** Stored data **
══════════

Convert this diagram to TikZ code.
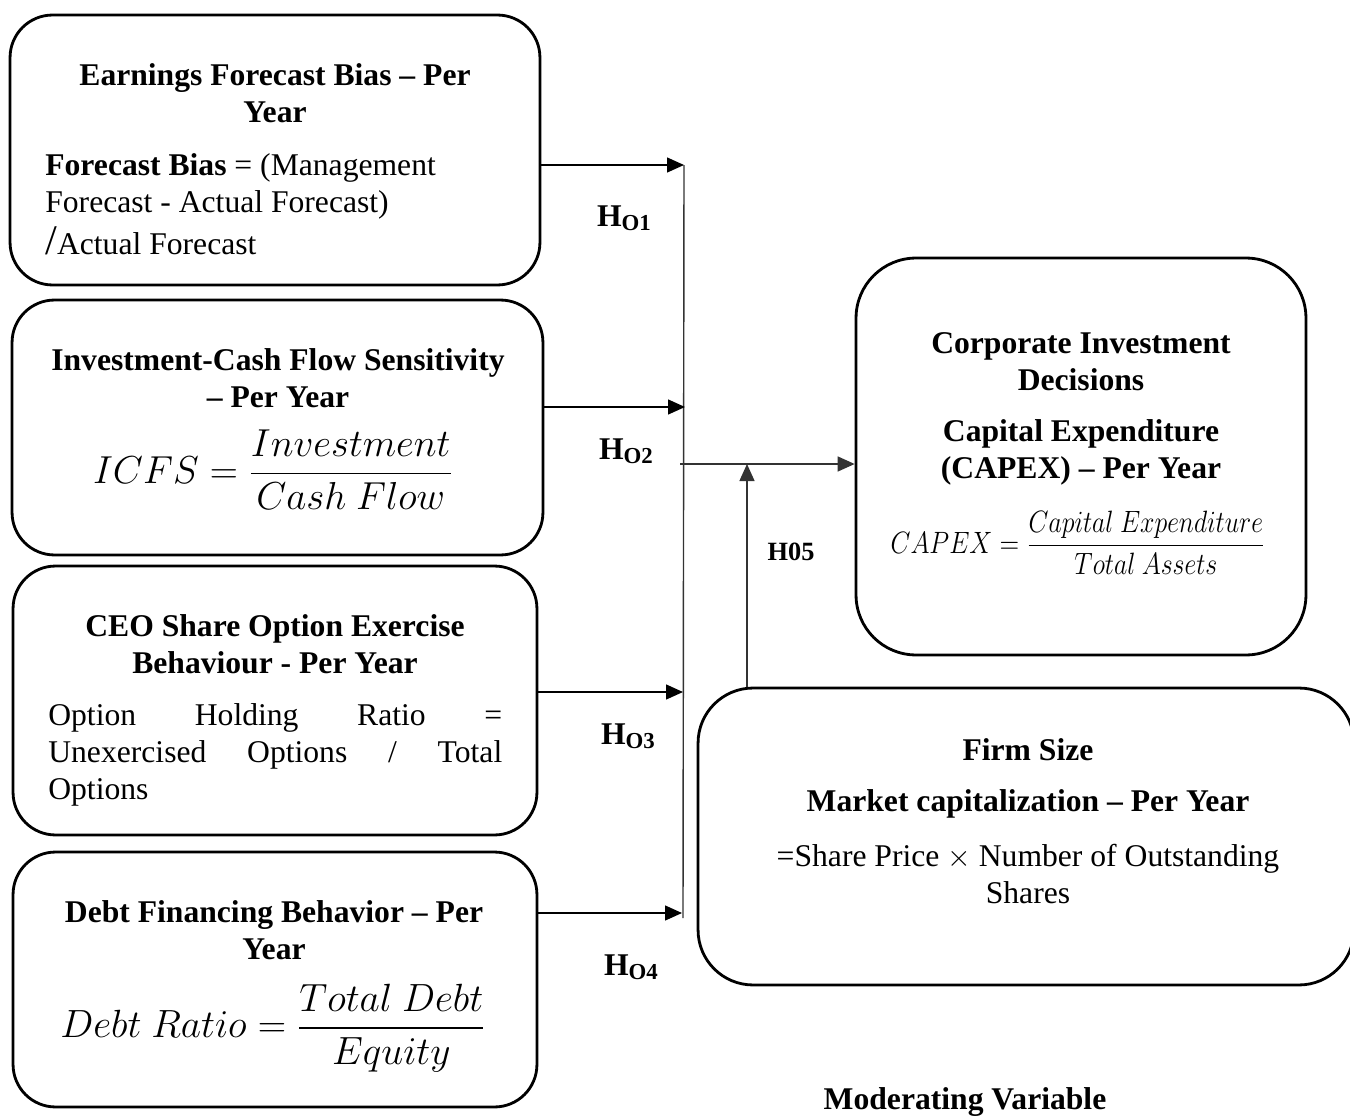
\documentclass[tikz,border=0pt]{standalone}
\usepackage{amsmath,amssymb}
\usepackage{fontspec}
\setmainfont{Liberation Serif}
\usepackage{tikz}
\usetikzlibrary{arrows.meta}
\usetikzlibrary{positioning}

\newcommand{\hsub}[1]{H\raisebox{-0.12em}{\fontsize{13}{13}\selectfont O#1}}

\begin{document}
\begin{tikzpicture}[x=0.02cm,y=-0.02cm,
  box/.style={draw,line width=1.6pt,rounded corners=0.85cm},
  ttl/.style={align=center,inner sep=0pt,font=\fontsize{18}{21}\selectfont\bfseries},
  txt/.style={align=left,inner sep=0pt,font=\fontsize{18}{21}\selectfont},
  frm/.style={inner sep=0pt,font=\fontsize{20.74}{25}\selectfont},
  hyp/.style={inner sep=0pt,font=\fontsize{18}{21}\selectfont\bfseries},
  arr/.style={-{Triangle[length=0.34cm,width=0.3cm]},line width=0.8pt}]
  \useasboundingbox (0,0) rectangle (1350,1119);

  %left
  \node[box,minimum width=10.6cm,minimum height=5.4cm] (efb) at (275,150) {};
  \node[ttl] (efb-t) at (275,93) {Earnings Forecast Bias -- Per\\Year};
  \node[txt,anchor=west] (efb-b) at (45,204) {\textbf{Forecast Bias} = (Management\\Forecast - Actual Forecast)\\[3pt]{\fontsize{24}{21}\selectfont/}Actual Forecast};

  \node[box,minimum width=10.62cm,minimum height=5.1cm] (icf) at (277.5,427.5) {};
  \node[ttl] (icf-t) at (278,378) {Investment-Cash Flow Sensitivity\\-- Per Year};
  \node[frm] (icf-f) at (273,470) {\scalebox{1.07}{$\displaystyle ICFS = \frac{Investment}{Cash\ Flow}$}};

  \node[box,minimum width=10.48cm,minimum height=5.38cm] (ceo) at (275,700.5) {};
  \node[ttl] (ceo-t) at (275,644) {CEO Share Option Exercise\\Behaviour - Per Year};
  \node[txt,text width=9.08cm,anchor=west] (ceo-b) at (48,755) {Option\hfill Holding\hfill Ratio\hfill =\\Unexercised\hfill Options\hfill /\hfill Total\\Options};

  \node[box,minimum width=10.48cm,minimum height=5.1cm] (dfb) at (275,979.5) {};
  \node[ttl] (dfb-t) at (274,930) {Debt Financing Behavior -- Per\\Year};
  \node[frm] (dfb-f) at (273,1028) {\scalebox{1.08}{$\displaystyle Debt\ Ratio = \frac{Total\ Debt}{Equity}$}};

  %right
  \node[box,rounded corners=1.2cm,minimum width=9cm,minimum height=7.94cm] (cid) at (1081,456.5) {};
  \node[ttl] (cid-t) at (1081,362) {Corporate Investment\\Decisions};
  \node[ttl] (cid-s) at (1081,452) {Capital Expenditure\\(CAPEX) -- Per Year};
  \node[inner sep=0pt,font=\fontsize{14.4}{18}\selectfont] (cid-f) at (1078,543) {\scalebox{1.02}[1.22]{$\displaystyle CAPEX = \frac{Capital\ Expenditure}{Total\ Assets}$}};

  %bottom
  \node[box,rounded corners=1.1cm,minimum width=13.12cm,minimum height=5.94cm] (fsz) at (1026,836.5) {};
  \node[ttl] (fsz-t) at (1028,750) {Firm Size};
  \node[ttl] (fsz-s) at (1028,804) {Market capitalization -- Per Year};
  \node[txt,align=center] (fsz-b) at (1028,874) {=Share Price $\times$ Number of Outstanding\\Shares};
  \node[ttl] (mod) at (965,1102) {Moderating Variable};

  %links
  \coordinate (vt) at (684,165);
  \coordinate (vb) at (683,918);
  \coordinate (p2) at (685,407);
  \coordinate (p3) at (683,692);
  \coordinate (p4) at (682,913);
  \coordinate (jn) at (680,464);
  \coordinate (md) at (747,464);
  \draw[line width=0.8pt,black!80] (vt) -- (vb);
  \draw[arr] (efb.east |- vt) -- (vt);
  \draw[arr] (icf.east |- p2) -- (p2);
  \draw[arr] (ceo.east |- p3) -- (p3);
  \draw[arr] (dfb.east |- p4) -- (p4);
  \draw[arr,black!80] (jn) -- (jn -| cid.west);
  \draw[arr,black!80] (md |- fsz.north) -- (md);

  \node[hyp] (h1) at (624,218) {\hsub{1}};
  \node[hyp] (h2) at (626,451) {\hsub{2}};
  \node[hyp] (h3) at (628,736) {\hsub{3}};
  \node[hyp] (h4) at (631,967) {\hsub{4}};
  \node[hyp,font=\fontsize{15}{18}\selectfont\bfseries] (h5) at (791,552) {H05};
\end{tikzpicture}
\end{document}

══════════

** Directions **
Give the material again exactly as it is, but keep the pictures out.

** The result **
Convert this diagram to TikZ code.
\documentclass[tikz,border=0pt]{standalone}
\usepackage{amsmath,amssymb}
\usepackage{fontspec}
\setmainfont{Liberation Serif}
\usepackage{tikz}
\usetikzlibrary{arrows.meta}
\usetikzlibrary{positioning}

\newcommand{\hsub}[1]{H\raisebox{-0.12em}{\fontsize{13}{13}\selectfont O#1}}

\begin{document}
\begin{tikzpicture}[x=0.02cm,y=-0.02cm,
  box/.style={draw,line width=1.6pt,rounded corners=0.85cm},
  ttl/.style={align=center,inner sep=0pt,font=\fontsize{18}{21}\selectfont\bfseries},
  txt/.style={align=left,inner sep=0pt,font=\fontsize{18}{21}\selectfont},
  frm/.style={inner sep=0pt,font=\fontsize{20.74}{25}\selectfont},
  hyp/.style={inner sep=0pt,font=\fontsize{18}{21}\selectfont\bfseries},
  arr/.style={-{Triangle[length=0.34cm,width=0.3cm]},line width=0.8pt}]
  \useasboundingbox (0,0) rectangle (1350,1119);

  %left
  \node[box,minimum width=10.6cm,minimum height=5.4cm] (efb) at (275,150) {};
  \node[ttl] (efb-t) at (275,93) {Earnings Forecast Bias -- Per\\Year};
  \node[txt,anchor=west] (efb-b) at (45,204) {\textbf{Forecast Bias} = (Management\\Forecast - Actual Forecast)\\[3pt]{\fontsize{24}{21}\selectfont/}Actual Forecast};

  \node[box,minimum width=10.62cm,minimum height=5.1cm] (icf) at (277.5,427.5) {};
  \node[ttl] (icf-t) at (278,378) {Investment-Cash Flow Sensitivity\\-- Per Year};
  \node[frm] (icf-f) at (273,470) {\scalebox{1.07}{$\displaystyle ICFS = \frac{Investment}{Cash\ Flow}$}};

  \node[box,minimum width=10.48cm,minimum height=5.38cm] (ceo) at (275,700.5) {};
  \node[ttl] (ceo-t) at (275,644) {CEO Share Option Exercise\\Behaviour - Per Year};
  \node[txt,text width=9.08cm,anchor=west] (ceo-b) at (48,755) {Option\hfill Holding\hfill Ratio\hfill =\\Unexercised\hfill Options\hfill /\hfill Total\\Options};

  \node[box,minimum width=10.48cm,minimum height=5.1cm] (dfb) at (275,979.5) {};
  \node[ttl] (dfb-t) at (274,930) {Debt Financing Behavior -- Per\\Year};
  \node[frm] (dfb-f) at (273,1028) {\scalebox{1.08}{$\displaystyle Debt\ Ratio = \frac{Total\ Debt}{Equity}$}};

  %right
  \node[box,rounded corners=1.2cm,minimum width=9cm,minimum height=7.94cm] (cid) at (1081,456.5) {};
  \node[ttl] (cid-t) at (1081,362) {Corporate Investment\\Decisions};
  \node[ttl] (cid-s) at (1081,452) {Capital Expenditure\\(CAPEX) -- Per Year};
  \node[inner sep=0pt,font=\fontsize{14.4}{18}\selectfont] (cid-f) at (1078,543) {\scalebox{1.02}[1.22]{$\displaystyle CAPEX = \frac{Capital\ Expenditure}{Total\ Assets}$}};

  %bottom
  \node[box,rounded corners=1.1cm,minimum width=13.12cm,minimum height=5.94cm] (fsz) at (1026,836.5) {};
  \node[ttl] (fsz-t) at (1028,750) {Firm Size};
  \node[ttl] (fsz-s) at (1028,804) {Market capitalization -- Per Year};
  \node[txt,align=center] (fsz-b) at (1028,874) {=Share Price $\times$ Number of Outstanding\\Shares};
  \node[ttl] (mod) at (965,1102) {Moderating Variable};

  %links
  \coordinate (vt) at (684,165);
  \coordinate (vb) at (683,918);
  \coordinate (p2) at (685,407);
  \coordinate (p3) at (683,692);
  \coordinate (p4) at (682,913);
  \coordinate (jn) at (680,464);
  \coordinate (md) at (747,464);
  \draw[line width=0.8pt,black!80] (vt) -- (vb);
  \draw[arr] (efb.east |- vt) -- (vt);
  \draw[arr] (icf.east |- p2) -- (p2);
  \draw[arr] (ceo.east |- p3) -- (p3);
  \draw[arr] (dfb.east |- p4) -- (p4);
  \draw[arr,black!80] (jn) -- (jn -| cid.west);
  \draw[arr,black!80] (md |- fsz.north) -- (md);

  \node[hyp] (h1) at (624,218) {\hsub{1}};
  \node[hyp] (h2) at (626,451) {\hsub{2}};
  \node[hyp] (h3) at (628,736) {\hsub{3}};
  \node[hyp] (h4) at (631,967) {\hsub{4}};
  \node[hyp,font=\fontsize{15}{18}\selectfont\bfseries] (h5) at (791,552) {H05};
\end{tikzpicture}
\end{document}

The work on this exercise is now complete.